I get the groundwork right, and the food kind of cooks itself.
The trout from yesterday was smoked, maybe even caught, by the fellow who sold it to us. With a trout like that, a bit of pasta, cream and spring onions, you have major deliciousness. And can do it on one camping pan.
The thermometer says its 4 degrees in the kitchen, so Kevin's decision to go without a fridge for now is quite sensible.
What we do need is space and beauty, so that was the first thing I claimed.
I've lived in, visited so many houses. Its pretty much a rule - people who bravely try to dredge food up from a cluttered kitchen do it at great cost to their levels of calm.
Professionals don't do it, why should we expect we can?
We think we choose to eat out. But really, our kitchens are usually kicking us out of our own homes.
And if your kitchen doesn't let you eat home-cooked meals, everything in life gets harder. You can think of the list yourself.
Here is my usual routine when taking over other peoples kitchens:
1. Put the draining board, everything, under the sink
Unless you have lots of dishes, you don't need it.
It makes you think the sink is meant to have dishes sitting on it all the time. This makes them harder to shift.

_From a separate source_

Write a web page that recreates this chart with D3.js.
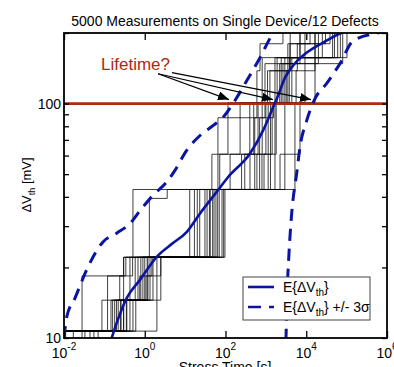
<!DOCTYPE html>
<html>
<head>
<meta charset="utf-8">
<script src="https://cdn.jsdelivr.net/npm/d3@7"></script>
<style>
body { margin: 0; background: #fff; }
text { font-family: "Liberation Sans", Arial, sans-serif; }
</style>
</head>
<body>
<svg id="chart" width="394" height="367"></svg>
<script>
const xTicks = [1e-2, 1e0, 1e2, 1e4, 1e6]
const xTickExp = ['-2', '0', '2', '4', '6']
const yMajor = [10, 100]
const yMinor = [20, 30, 40, 50, 60, 70, 80, 90, 200]
const lifetimeLevel = 100

// expected value E{dVth} (t [s], mV)
const meanCurve = [
    [0.152, 10], [0.202, 11.6], [0.357, 14.8], [0.762, 17.7], [1.98, 22.2], [5.0, 25.4],
    [10.9, 28.3], [23.4, 34.0], [60.5, 42.0], [115, 48.5], [404, 61.2], [849, 76.7],
    [1390, 93.3], [2000, 108], [2980, 129], [4700, 145], [10300, 165], [26000, 182],
    [68500, 199], [150000, 210]
]
// E + 3 sigma
const upperBand = [
    [0.01, 10], [0.0117, 12.3], [0.0187, 14.8], [0.0393, 20.1], [0.0924, 25.7], [0.202, 28.0],
    [0.431, 30.8], [0.84, 35.7], [1.6, 40.6], [3.5, 46.3], [5.6, 51.9], [10.9, 63.1],
    [23.4, 73.1], [49, 80.5], [86.7, 87.4], [153, 100], [335, 125], [716, 157], [1500, 199],
    [2200, 215]
]
// E - 3 sigma
const lowerBand = [
    [3000, 8], [3150, 10], [3340, 15.0], [3740, 23.0], [4360, 34.0], [5800, 50.4], [7000, 65.2],
    [10300, 84.8], [16500, 105], [32100, 122], [68500, 148], [144000, 185], [505000, 199],
    [1e6, 203]
]
// single-device traces: steps [t, mV]
const traces = [
    [[0.01, 9.5], [0.028, 18.4], [0.3, 22.1], [0.51, 43], [46, 60.8], [65, 87], [115, 101], [600, 138], [716, 180], [2650, 250]],
    [[0.01, 10.7], [0.087, 14.5], [0.12, 18.4], [0.34, 22.1], [1.3, 39.4], [3.6, 43], [72, 60.8], [230, 101], [950, 148], [7000, 250]],
    [[0.01, 10.7], [0.146, 14.5], [0.43, 22.1], [13, 43], [130, 60.8], [400, 101], [1680, 157], [45000, 250]],
    [[0.01, 9.5], [0.033, 10.7], [0.18, 14.5], [0.58, 22.1], [23, 43], [300, 60.8], [640, 101], [1260, 138], [3950, 180], [38700, 250]],
    [[0.01, 10.7], [0.22, 14.5], [0.68, 22.1], [31, 43], [404, 60.8], [810, 101], [1900, 157], [9300, 250]],
    [[0.01, 9.5], [0.044, 10.7], [0.26, 14.5], [0.8, 22.1], [42, 43], [530, 87], [950, 101], [2650, 148], [80000, 250]],
    [[0.01, 10.7], [0.3, 14.5], [1.0, 22.1], [48, 43], [800, 60.8], [1140, 101], [2950, 157], [102000, 250]],
    [[0.01, 9.5], [0.055, 10.7], [0.36, 14.5], [1.35, 22.1], [58, 43], [1140, 60.8], [1430, 101], [3500, 180], [12400, 250]],
    [[0.01, 10.7], [0.43, 14.5], [1.6, 22.1], [70, 43], [1680, 101], [4400, 157], [50000, 250]],
    [[0.01, 10.7], [0.51, 14.5], [2.0, 22.1], [82, 43], [2240, 60.8], [2950, 101], [5600, 138], [16500, 250]],
    [[0.01, 9.5], [0.011, 10.7], [0.6, 14.5], [1.07, 18.4], [2.5, 22.1], [97, 43], [5250, 101], [9300, 157], [70000, 250]],
    [[0.01, 10.7], [0.3, 22.1], [17, 43], [65, 60.8], [115, 87], [600, 101], [810, 157], [7000, 250]],
    [[0.01, 10.7], [2.0, 14.5], [2.5, 22.1], [90, 43], [2950, 60.8], [7000, 101], [16500, 250]],
    [[0.01, 10.7], [0.16, 14.5], [0.9, 22.1], [35, 43], [600, 60.8], [1000, 101], [2200, 148], [20000, 250]],
    [[0.01, 9.5], [0.07, 10.7], [0.2, 14.5], [1.2, 22.1], [52, 43], [900, 60.8], [1300, 101], [3200, 138], [6000, 180], [30000, 250]],
    [[0.01, 10.7], [0.25, 14.5], [0.75, 18.4], [1.5, 22.1], [64, 43], [1300, 60.8], [1800, 101], [2400, 157], [60000, 250]],
    [[0.01, 10.7], [0.35, 14.5], [1.15, 22.1], [40, 43], [700, 87], [1550, 101], [3800, 157], [25000, 250]],
    [[0.01, 9.5], [0.017, 10.7], [0.12, 14.5], [0.24, 18.4], [0.5, 22.1], [20, 43], [250, 60.8], [500, 101], [1100, 138], [4000, 250]]
]
// annotation arrows: [tail t, tail mV, tip t, tip mV]
const arrows = [
    [2.13, 134, 122, 104],
    [2.13, 134, 1500, 104],
    [4.73, 135.5, 13100, 104]
]

const plot = { left: 64, right: 387, top: 33, bottom: 338 }
const blue = '#0a14a0'
const red = '#b02a0c'

const svg = d3.select('#chart')
const x = d3.scaleLog().domain([1e-2, 1e6]).range([plot.left, plot.right])
const y = d3.scaleLog().domain([10, 200]).range([plot.bottom, plot.top])

const defs = svg.append('defs')
defs.append('clipPath').attr('id', 'clip')
    .append('rect')
    .attr('x', plot.left).attr('y', plot.top)
    .attr('width', plot.right - plot.left).attr('height', plot.bottom - plot.top)

const body = svg.append('g').attr('clip-path', 'url(#clip)')

const stepLine = d3.line()
    .x(d => x(d[0]))
    .y(d => y(d[1]))
    .curve(d3.curveStepAfter)

body.selectAll('.trace')
    .data(traces)
    .enter()
    .append('path')
    .attr('class', 'trace')
    .attr('d', d => stepLine(d.concat([[1e6, d[d.length - 1][1]]])))
    .attr('fill', 'none')
    .attr('stroke', '#000')
    .attr('stroke-opacity', 0.75)
    .attr('stroke-width', 1)

body.append('line')
    .attr('x1', plot.left).attr('x2', plot.right)
    .attr('y1', y(lifetimeLevel)).attr('y2', y(lifetimeLevel))
    .attr('stroke', red)
    .attr('stroke-width', 2.8)

const smooth = d3.line()
    .x(d => x(d[0]))
    .y(d => y(d[1]))
    .curve(d3.curveMonotoneX)

body.append('path')
    .attr('d', smooth(meanCurve))
    .attr('fill', 'none').attr('stroke', blue).attr('stroke-width', 2.6)

for (const band of [upperBand, lowerBand]) {
    body.append('path')
        .attr('d', smooth(band))
        .attr('fill', 'none').attr('stroke', blue).attr('stroke-width', 3)
        .attr('stroke-dasharray', '12,8')
}

// arrows
defs.append('marker')
    .attr('id', 'head')
    .attr('markerUnits', 'userSpaceOnUse')
    .attr('markerWidth', 12).attr('markerHeight', 9)
    .attr('refX', 11).attr('refY', 4.5)
    .attr('orient', 'auto')
    .append('path')
    .attr('d', 'M0,0 L11,4.5 L0,9 Z')
    .attr('fill', '#000')

svg.selectAll('.arrow')
    .data(arrows)
    .enter()
    .append('line')
    .attr('class', 'arrow')
    .attr('x1', d => x(d[0])).attr('y1', d => y(d[1]))
    .attr('x2', d => x(d[2])).attr('y2', d => y(d[3]))
    .attr('stroke', '#000').attr('stroke-width', 1.2)
    .attr('marker-end', 'url(#head)')

svg.append('text')
    .attr('x', 101).attr('y', 70)
    .attr('font-size', 17)
    .attr('fill', red)
    .text('Lifetime?')

// frame and ticks
svg.append('rect')
    .attr('x', plot.left).attr('y', plot.top)
    .attr('width', plot.right - plot.left).attr('height', plot.bottom - plot.top)
    .attr('fill', 'none').attr('stroke', '#000').attr('stroke-width', 1.8)

const tickGroups = [
    svg.append('g').attr('transform', `translate(0,${plot.bottom})`).call(d3.axisBottom(x).tickValues(xTicks).tickSize(-7).tickFormat('')),
    svg.append('g').attr('transform', `translate(0,${plot.top})`).call(d3.axisTop(x).tickValues(xTicks).tickSize(-7).tickFormat('')),
    svg.append('g').attr('transform', `translate(${plot.left},0)`).call(d3.axisLeft(y).tickValues(yMinor.concat(yMajor)).tickSize(-5).tickFormat('')),
    svg.append('g').attr('transform', `translate(${plot.right},0)`).call(d3.axisRight(y).tickValues(yMinor.concat(yMajor)).tickSize(-5).tickFormat(''))
]
tickGroups.forEach(g => {
    g.select('.domain').remove()
    g.selectAll('line').attr('stroke', '#000').attr('stroke-width', 1.3)
})

// tick labels
const xl = svg.selectAll('.xlab')
    .data(xTicks)
    .enter()
    .append('text')
    .attr('class', 'xlab')
    .attr('x', d => x(d))
    .attr('y', 358)
    .attr('text-anchor', 'middle')
    .attr('font-size', 14)
xl.append('tspan').text('10')
xl.append('tspan').attr('dy', -8).attr('font-size', 10).text((d, i) => xTickExp[i])

svg.selectAll('.ylab')
    .data(yMajor)
    .enter()
    .append('text')
    .attr('class', 'ylab')
    .attr('x', plot.left - 3)
    .attr('y', d => y(d) + 5)
    .attr('text-anchor', 'end')
    .attr('font-size', 14)
    .text(d => d)

svg.append('text')
    .attr('x', 225).attr('y', 26)
    .attr('text-anchor', 'middle')
    .attr('font-size', 14)
    .text('5000 Measurements on Single Device/12 Defects')

svg.append('text')
    .attr('x', 225).attr('y', 372)
    .attr('text-anchor', 'middle')
    .attr('font-size', 14)
    .text('Stress Time  [s]')

const yt = svg.append('text')
    .attr('transform', 'translate(31,185) rotate(-90)')
    .attr('text-anchor', 'middle')
    .attr('font-size', 13)
yt.append('tspan').text('ΔV')
yt.append('tspan').attr('dy', 4).attr('font-size', 9).text('th')
yt.append('tspan').attr('dy', -4).text('  [mV]')

// legend
const lg = svg.append('g')
lg.append('rect')
    .attr('x', 243).attr('y', 277).attr('width', 127).attr('height', 43)
    .attr('fill', '#fff').attr('stroke', '#444').attr('stroke-width', 1)
const legendItems = [
    { y: 287, dash: null, suffix: '}' },
    { y: 307, dash: '13,8', suffix: '} +/- 3σ' }
]
legendItems.forEach(item => {
    lg.append('line')
        .attr('x1', 248).attr('x2', 274)
        .attr('y1', item.y).attr('y2', item.y)
        .attr('stroke', blue).attr('stroke-width', 2.6)
        .attr('stroke-dasharray', item.dash)
    const t = lg.append('text').attr('x', 283).attr('y', item.y + 5).attr('font-size', 14)
    t.append('tspan').text('E{ΔV')
    t.append('tspan').attr('dy', 4).attr('font-size', 10).text('th')
    t.append('tspan').attr('dy', -4).text(item.suffix)
})
</script>
</body>
</html>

Its like putting parking meters in traffic intersections, and wondering why it takes so much willpower to get through.
Dishes sitting around get in the way of cooking, and of washing the next batch of dishes. Let them live dangerously. Love us and leave us.

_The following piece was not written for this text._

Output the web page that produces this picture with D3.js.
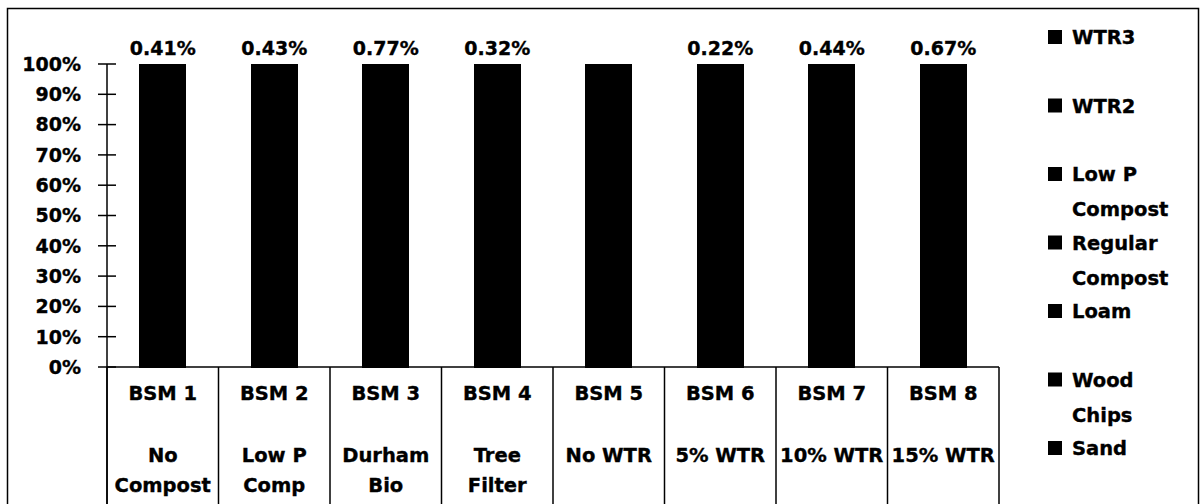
<!DOCTYPE html>
<html>
<head>
<meta charset="utf-8">
<script src="https://cdn.jsdelivr.net/npm/d3@7"></script>
<style>
  html, body { margin: 0; padding: 0; background: #fff; }
  svg { display: block; }
  text { font-family: "DejaVu Sans", sans-serif; font-weight: bold; fill: #000; stroke: #000; stroke-width: 0.35px; }
</style>
</head>
<body>
<svg id="chart" width="1204" height="504"></svg>
<script>
// Soil media mixes: category labels (line 1 = mix id, line 2+ = description)
const mixIds = ["BSM 1", "BSM 2", "BSM 3", "BSM 4", "BSM 5", "BSM 6", "BSM 7", "BSM 8"];
const mixNotes = [["No", "Compost"], ["Low P", "Comp"], ["Durham", "Bio"], ["Tree", "Filter"],
                  ["No WTR"], ["5% WTR"], ["10% WTR"], ["15% WTR"]];

// Component share of each mix (% by volume), stacked bottom to top
const sand         = [70, 60, 60, 85, 60, 55, 50, 45];
const woodChips    = [ 0,  0,  0,  0, 10, 10, 10, 10];
const loam         = [30, 20, 20, 15, 15, 15, 15, 15];
const regCompost   = [ 0,  0, 20,  0, 15, 15, 15, 15];
const lowPCompost  = [ 0, 20,  0,  0,  0,  0,  0,  0];
const wtr2         = [ 0,  0,  0,  0,  0,  5,  0,  0];
const wtr3         = [ 0,  0,  0,  0,  0,  0, 10, 15];

// Total P of each mix, printed above the bars (BSM 5 has no value)
const totalP = [0.41, 0.43, 0.77, 0.32, null, 0.22, 0.44, 0.67];

// Y axis tick values (%)
const yTicks = [0, 10, 20, 30, 40, 50, 60, 70, 80, 90, 100];

// Series in stacking order with their legend text lines
const seriesKeys   = ["sand", "woodChips", "loam", "regCompost", "lowPCompost", "wtr2", "wtr3"];
const seriesNames  = [["Sand"], ["Wood", "Chips"], ["Loam"], ["Regular", "Compost"], ["Low P", "Compost"], ["WTR2"], ["WTR3"]];
const seriesColors = ["#000", "#000", "#000", "#000", "#000", "#000", "#000"];

const seriesData = { sand, woodChips, loam, regCompost, lowPCompost, wtr2, wtr3 };
const rows = mixIds.map((id, i) => {
  const r = { id };
  seriesKeys.forEach(k => { r[k] = seriesData[k][i]; });
  return r;
});

const svg = d3.select("#chart");

// Outer chart frame
svg.append("rect")
  .attr("x", 7.5).attr("y", 8.5)
  .attr("width", 1191).attr("height", 510)
  .attr("fill", "none").attr("stroke", "#000").attr("stroke-width", 1.5);

const plot = { left: 107, right: 999, top: 64, bottom: 367 };

const x = d3.scaleBand()
  .domain(mixIds)
  .range([plot.left, plot.right])
  .paddingInner(0.58)
  .paddingOuter(0.29);

const y = d3.scaleLinear()
  .domain([0, 100])
  .range([plot.bottom, plot.top]);

const stack = d3.stack().keys(seriesKeys);
const stacked = stack(rows);

// Stacked bars
const layers = svg.append("g")
  .attr("shape-rendering", "crispEdges")
  .selectAll("g")
  .data(stacked)
  .join("g")
  .attr("fill", (d, i) => seriesColors[i]);

layers.selectAll("rect")
  .data(d => d.filter(s => s[1] > s[0]))
  .join("rect")
  .attr("x", d => x(d.data.id))
  .attr("width", x.bandwidth())
  .attr("y", d => y(d[1]))
  .attr("height", d => y(d[0]) - y(d[1]) + 0.5);

// Y axis: vertical line, cross ticks and % labels
const yAxis = svg.append("g");
yAxis.append("line")
  .attr("x1", plot.left).attr("x2", plot.left)
  .attr("y1", y(100)).attr("y2", 504)
  .attr("stroke", "#000").attr("stroke-width", 1.5);

yAxis.selectAll(".tick")
  .data(yTicks)
  .join("line")
  .attr("class", "tick")
  .attr("x1", plot.left - 9).attr("x2", plot.left + 9)
  .attr("y1", d => y(d)).attr("y2", d => y(d))
  .attr("stroke", "#000").attr("stroke-width", 1.5);

yAxis.selectAll(".tlabel")
  .data(yTicks)
  .join("text")
  .attr("class", "tlabel")
  .attr("x", 81)
  .attr("y", d => y(d))
  .attr("dy", "0.36em")
  .attr("text-anchor", "end")
  .style("font-size", "19px")
  .text(d => d + "%");

// X axis baseline and category separators
const xAxis = svg.append("g");
xAxis.append("line")
  .attr("x1", plot.left).attr("x2", plot.right)
  .attr("y1", plot.bottom).attr("y2", plot.bottom)
  .attr("stroke", "#000").attr("stroke-width", 1.5);

const bounds = mixIds.map(id => x(id) - x.step() * x.paddingInner() / 2);
bounds.push(plot.right);
xAxis.selectAll(".sep")
  .data(bounds)
  .join("line")
  .attr("class", "sep")
  .attr("x1", d => d).attr("x2", d => d)
  .attr("y1", plot.bottom).attr("y2", 504)
  .attr("stroke", "#000").attr("stroke-width", 1.5);

// Category labels: id on the first line, description after a blank line
const cat = xAxis.selectAll(".cat")
  .data(mixIds)
  .join("text")
  .attr("class", "cat")
  .attr("text-anchor", "middle")
  .style("font-size", "19.5px");

cat.each(function (id, i) {
  const t = d3.select(this);
  const cx = x(id) + x.bandwidth() / 2;
  t.append("tspan").attr("x", cx).attr("y", 400).text(id);
  mixNotes[i].forEach((line, j) => {
    t.append("tspan").attr("x", cx).attr("y", 462 + j * 30).text(line);
  });
});

// Value labels above the bars
svg.append("g").selectAll("text")
  .data(mixIds.map((id, i) => ({ id, v: totalP[i] })).filter(d => d.v != null))
  .join("text")
  .attr("x", d => x(d.id) + x.bandwidth() / 2)
  .attr("y", 55)
  .attr("text-anchor", "middle")
  .style("font-size", "19px")
  .text(d => d.v.toFixed(2) + "%");

// Legend, last series first
const legendOrder = d3.range(seriesKeys.length).reverse();
const legend = svg.append("g").selectAll("g")
  .data(legendOrder)
  .join("g")
  .attr("transform", (d, i) => `translate(1048, ${37 + i * 68.5})`);

legend.append("rect")
  .attr("x", 0).attr("y", -7)
  .attr("width", 14).attr("height", 14)
  .attr("fill", d => seriesColors[d]);

legend.append("text")
  .style("font-size", "19.5px")
  .each(function (d) {
    const t = d3.select(this);
    seriesNames[d].forEach((line, j) => {
      t.append("tspan").attr("x", 24).attr("y", j * 35).attr("dy", "0.36em").text(line);
    });
  });
</script>
</body>
</html>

2. Defend your kitchen sink with Guard-Flowers
We put our beauty in EXACTLY the wrong places. Evening dresses. Dinners to impress people who we don't love. Nobody tells you this, but put your beauty in the opposite place, rubbish bins, brooms, and kitchen sinks, and wait for surprises to happen.

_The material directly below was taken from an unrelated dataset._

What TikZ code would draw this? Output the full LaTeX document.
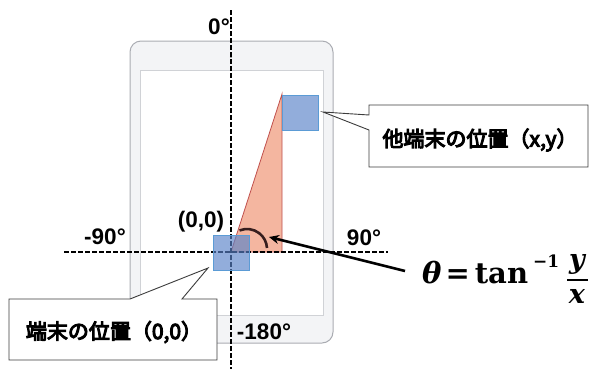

People start doing your housework for you.
Really.
At least, you find yourself doing it, the kicking and screaming strangely silent.
It took a long walk though Cooma to gather these flowers, all picked from various road-sides. I like the frostiness of the silver foliage. It makes friends with the stainless steel of the sink. Make connections, and the result is perceived as beauty.
The blue linings of the cupboards make me think of Maa Makutsi's beloved blue-lined shoes. I am charmed by this old-timer kitchen, which somebody bothered to line sky blue.
Maybe these cupboards too will give Kevin good advice when he is going astray.
3. Chop & clean before cooking, wash dishes before eating
My life is a constant 'putting to bed' of the "Hurry Hurry Monster".
My usual instinct for cooking is to first turn on the stove, then start chopping onions.
Freaking myself into a race against .....I don't know what, until dinner is on the table, and my heart rate can go back down again.
My Japanese housemates showed me another way, which I try to remember each day:
Chop.
Put everything back that doesn't go in the pan.
Then cook.
Wash implements while cooking.
Serve the food, wash the pan - 20 seconds - then say grace and start eating another 20 seconds after that.
After dinner, there is just one plate each, one glass each, and set of chopsticks to be daintily washed.
Nobody wants to face greasy aftermath on a full stomach.
To have it all intrude into the freshness of the next morning is even worse.
The Hurry-Hurry-Monster, if you have one, loves you.
He is trying to protect you, get you fed, and get you out of there before ....before something terrible interrupts.
He is old, thousands of years. He got you and your genes all the way here in safely. So you can't just dismiss him.
But do let him know you have things under control, you started preparing early, and he can go and have a nap.